Ces oppositions ont eu un poids symbolique et politique important. Les Saducéens, c'est-à-dire le parti des Prêtres, étaient opposés à l'existence d'une tradition orale. Or, jusqu'à la deuxième destruction du Temple, ceux-ci incarnaient le pouvoir sacerdotal, et par là-même religieux et politique du peuple hébreu. Le refus de la tradition orale constituait alors la garantie de leur pouvoir, incarné dans la Torah écrite et le Temple. Les pharisiens, minoritaires au départ, et dépourvus d'autorité propre, fondèrent leur pouvoir sur la connaissance de la tradition orale, et la finesse de leurs interprétations[9]. Cependant, après la deuxième destruction du Temple, les Prêtres perdirent le lieu de leur pouvoir, alors que les Pharisiens, devenus Rabbins, assoyaient la leur sur la Torah orale. Cette hégémonie du pharisianisme dura jusqu'au VIIIe siècle lorsqu'un dénommé Anan ben David fédéra un mouvement fondé sur la Bible hébraïque et elle seule, "secouant le joug des traditions" pharisiennes et ses pratiques, mais non sa théologie. Ce mouvement, dénommé karaïsme, s'appuyant sur un retour à la tradition et également sur la philosophie du kalâm, particulièrement sur le motazilisme, pour examiner l'Écriture à l'aune de la raison et de la logique, pénétra en profondeur dans les communautés juives d'Orient et d'Occident, puisque selon certaines sources, jusqu'à 40 % de la population juive mondiale aurait été karaïte.
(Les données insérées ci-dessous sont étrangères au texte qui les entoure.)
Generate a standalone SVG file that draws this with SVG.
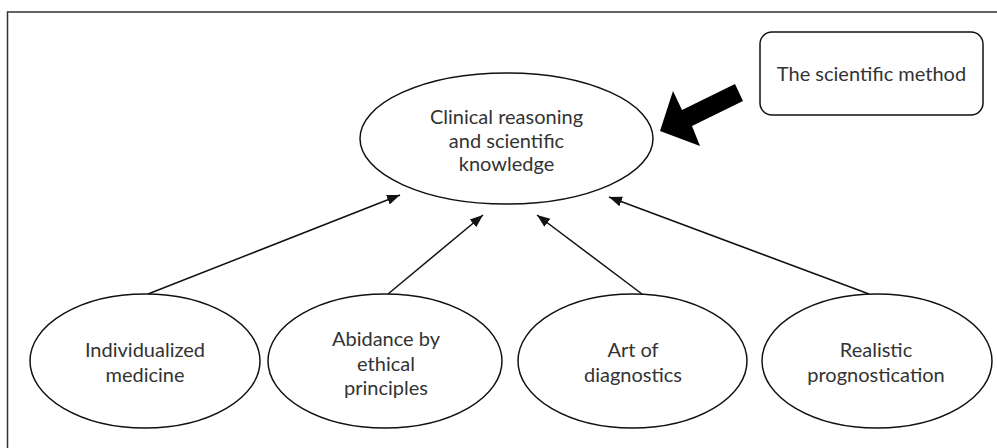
<svg xmlns="http://www.w3.org/2000/svg" width="997" height="448" viewBox="0 0 997 448">
<defs>
<style>
.frame{fill:none;stroke:#333;stroke-width:1.5}
.node{fill:#fff;stroke:#111;stroke-width:1.5}
.lbl{font-family:Lato,"Liberation Sans",sans-serif;font-size:20px;fill:#333;text-anchor:middle}
.edge{fill:none;stroke:#111;stroke-width:1.5}
</style>
<marker id="ah" markerUnits="userSpaceOnUse" markerWidth="14" markerHeight="12" viewBox="0 0 14 12" refX="13" refY="6" orient="auto">
<path d="M0,1 L13,6 L0,11 Z" fill="#111"/>
</marker>
</defs>
<rect width="997" height="448" fill="#fff"/>
<path class="frame" d="M7.5,448 V12 H997"/>
<g id="connectors">
<line class="edge" x1="148" y1="294" x2="400" y2="195" marker-end="url(#ah)"/>
<line class="edge" x1="388" y1="294" x2="483" y2="215" marker-end="url(#ah)"/>
<line class="edge" x1="642" y1="294" x2="537" y2="215" marker-end="url(#ah)"/>
<line class="edge" x1="869" y1="294" x2="609" y2="197" marker-end="url(#ah)"/>
<polygon points="735,84 682,110 673,91 660,131 700,146 692,126 743,101" fill="#000"/>
</g>
<g id="clinical">
<ellipse class="node" cx="506.5" cy="138.5" rx="146.5" ry="65.5"/>
<text class="lbl" x="506.5" y="124">Clinical reasoning</text>
<text class="lbl" x="506.5" y="147.5">and scientific</text>
<text class="lbl" x="506.5" y="171">knowledge</text>
</g>
<g id="method">
<rect class="node" x="760" y="32" width="223" height="83" rx="12"/>
<text class="lbl" x="871.5" y="81">The scientific method</text>
</g>
<g id="individualized">
<ellipse class="node" cx="145" cy="361" rx="115" ry="67"/>
<text class="lbl" x="145" y="357">Individualized</text>
<text class="lbl" x="145" y="381.5">medicine</text>
</g>
<g id="abidance">
<ellipse class="node" cx="385" cy="361" rx="117" ry="67"/>
<text class="lbl" x="386" y="346">Abidance by</text>
<text class="lbl" x="386" y="370.5">ethical</text>
<text class="lbl" x="386" y="395">principles</text>
</g>
<g id="art">
<ellipse class="node" cx="632.5" cy="361" rx="114.5" ry="67"/>
<text class="lbl" x="633" y="357">Art of</text>
<text class="lbl" x="633" y="381.5">diagnostics</text>
</g>
<g id="realistic">
<ellipse class="node" cx="877" cy="361" rx="115" ry="67"/>
<text class="lbl" x="876" y="357">Realistic</text>
<text class="lbl" x="876" y="381.5">prognostication</text>
</g>
</svg>
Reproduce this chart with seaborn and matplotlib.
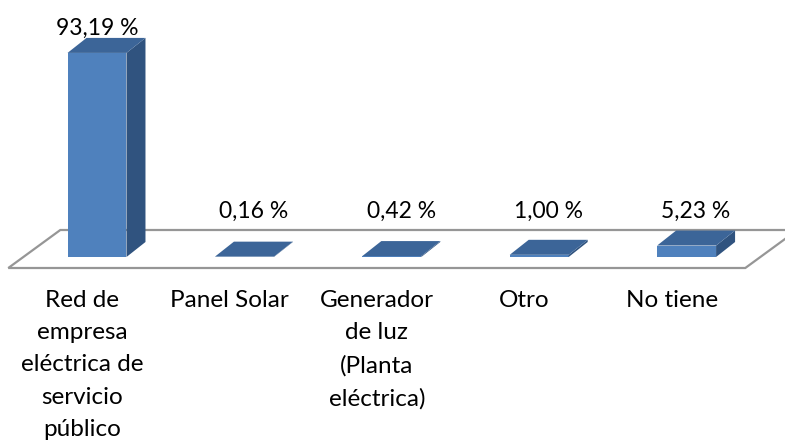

Les polémiques entre karaïtes et rabbanites, ainsi que les tenants de la Torah orale avaient été nommés, furent donc particulièrement vives pour démontrer ou infirmer l'existence d'une tradition orale divinement révélée et obligatoire pour toutes les générations. Elles continuent à ce jour, bien que le nombre de karaïtes dans le monde ait fortement diminué[10].